Soldiers, not older than 19 years. One who spoke a bit of English. A limited conversation was possible.

When I looked into the faces of the soldiers standing around me, I could see childishness pared with innocence. Boys, not men yet? 

But at the same time, they are ready to kill and they are ready to die in the fight. 

To fight a battle that is more than 10.000km away from their home Vladivostok.

The guy who run me over in his car last year by not respecting the right light was 20 years old. He was punished after German juvenile criminal law.

At the other end of the world, younger men as him were recruited to fight a war for a cause they might not even understand themselves clearly enough. Younger man who might have joined the military mainly because of financial needs?

Still, they were more boys then men to me.

Something we might consider to prohibit on an international level. 

But who would then go to war, in particular when not in front of your door step. 

Would you? 

☆ ABOUT GENDER DIFFERENCE: COMPETITION

Just recently, I was speaking with my (female) friends about one key difference between men and women: competition.

I find it not as common to support each other between women as I can see it happen between men.

My perspective of the world is also marked from years of investment banking and more than a decade of M&A business leadership: both areas with male predominance. 
– 
When I have started to work in this field, more than 15 years ago, women were rare. The financial sector was a typical playing field for men.

Those few women – interesting enough – were not creating coming solid ground in the sense of supporting each other, providing business opportunities for each other or exchanging best practices experiences. Nope – at least in Germany where I worked – on the contrary: they largely saw each other as competitors.

Years have gone by, more women are working in the financial business but still: I miss the cooperation. Men are doing better here, that’s at least my view. 

Just have a look how they do business: one usual key factor of success for men is to go have a drink after meeting / office time with their potential business partners – and schwups: the deal is closed in between two beers. 

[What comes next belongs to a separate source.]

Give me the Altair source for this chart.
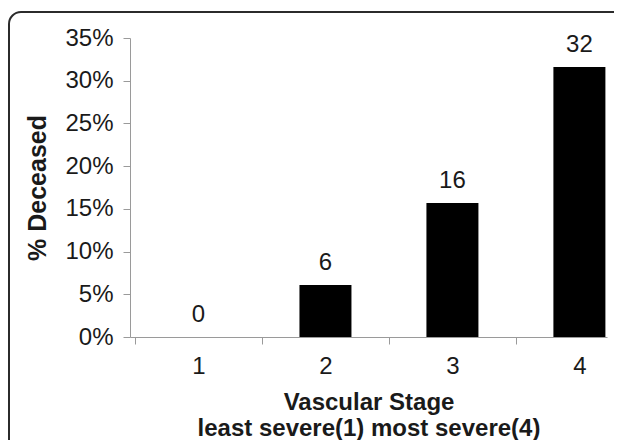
import altair as alt
import pandas as pd

# ---- data ----
stages = [1, 2, 3, 4]
pct_deceased = [0.0, 0.061, 0.157, 0.316]
bar_labels = ["0", "6", "16", "32"]
y_tick_values = [0.0, 0.05, 0.10, 0.15, 0.20, 0.25, 0.30, 0.35]
x_tick_values = [0.5, 1, 1.5, 2, 2.5, 3, 3.5, 4]
x_title = ["Vascular Stage", "least severe(1) most severe(4)"]
y_title = "% Deceased"

df = pd.DataFrame({"stage": stages, "pct": pct_deceased, "label": bar_labels})

FONT = "Liberation Sans"
AXIS_GRAY = "#9a9a9a"
TEXT = "#1a1a1a"

x_enc = alt.X(
    "stage:Q",
    scale=alt.Scale(domain=[0.5, 4.178], nice=False, zero=False),
    axis=alt.Axis(
        values=x_tick_values,
        labelExpr="datum.value % 1 === 0 ? toString(datum.value) : ''",
        tickOpacity={"condition": {"test": "datum.value % 1 === 0", "value": 0}, "value": 1},
        labelFlush=False,
        labelOverlap=False,
        grid=False,
        tickSize=7,
        tickColor=AXIS_GRAY,
        domainColor=AXIS_GRAY,
        labelFont=FONT,
        labelFontSize=24,
        labelColor=TEXT,
        labelPadding=10,
        title=x_title,
        titleFont=FONT,
        titleFontSize=24,
        titleFontWeight="bold",
        titleColor=TEXT,
        titlePadding=12,
        titleLineHeight=26,
    ),
)

y_enc = alt.Y(
    "pct:Q",
    scale=alt.Scale(domain=[0, 0.35], nice=False),
    axis=alt.Axis(
        values=y_tick_values,
        format=".0%",
        grid=False,
        tickSize=7,
        tickColor=AXIS_GRAY,
        domainColor=AXIS_GRAY,
        labelFont=FONT,
        labelFontSize=24,
        labelColor=TEXT,
        labelPadding=10,
        title=y_title,
        titleFont=FONT,
        titleFontSize=25,
        titleFontWeight="bold",
        titleColor=TEXT,
        titlePadding=14,
    ),
)

base = alt.Chart(df)

bars = base.mark_bar(color="black", size=52, clip=True).encode(x=x_enc, y=y_enc)

texts = base.mark_text(
    dy=-15, baseline="alphabetic", align="center", font=FONT, fontSize=24, color=TEXT
).encode(x="stage:Q", y="pct:Q", text="label:N")

frame = alt.Chart(alt.Data(values=[{"f": 1}])).mark_rect(
    fillOpacity=0, stroke="#2b2b2b", strokeWidth=2, cornerRadius=12, clip=False
).encode(
    x=alt.value(-121), x2=alt.value(560), y=alt.value(-26), y2=alt.value(460)
)

chart = (
    alt.layer(bars, texts, frame)
    .properties(
        width=477,
        height=299,
        autosize=alt.AutoSizeParams(type="none"),
        padding={"left": 122, "top": 30, "right": 7, "bottom": 103},
        background="white",
    )
    .configure_view(stroke=None)
)

chart.save("out.html", embed_options={"renderer": "svg", "actions": False})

Difficult to get in as a woman. But possible.

What I want to suggest?

I d love to more follow the idea that in particular we women should not view ourselves as competitors. It would be gorgeous to see a female counterpart who has a great idea, another beautiful skill or a smart solution simply as a mentor for ourselves. Someone who initiate a chance to grow within us. 

Train your mind and make sure YOU manage your mind and he not you. Become creative when it comes to how to play the game of life.

And please my dear female friends here: let’s support other women – lift them up instead of down. To strengthen women’s right and life positions was always one key element for me and a major factor to become a lawyer. 

☆ WHY ARE YOU ATTRACTED AND TRIGGERED BY SOME PEOPLE?

Ever wonder why you’re attracted to some people & triggered by others? It’s not happening by chance.

The people you’re attracted to may actually have qualities you desire, that you have yet to embody yourself. So look at them as an inspiration as to how you truly want to live.

If you seek connection outside, without first embodying it within yourself, then your source of connection is dependent of factors outside your control. 

This not only gives your power away, but it is a setup for suffering. 

Manage your mind, play the creative game of life and view the people you judge, or are triggered by, as your shadow trainer.

They reveal to you parts of yourself you have not yet come to accept & love. Or they present to you wounds you carry from past traumatic experiences that have not been properly processed. 

To become the boss of your mind and use it as a great source of inspiration and creativity is the path to true freedom.

Think about it, don’t just follow my ideas – make your experiences and come to a conclusion for yourself. As someone else can never live your life and will never be able to make the experiences for you.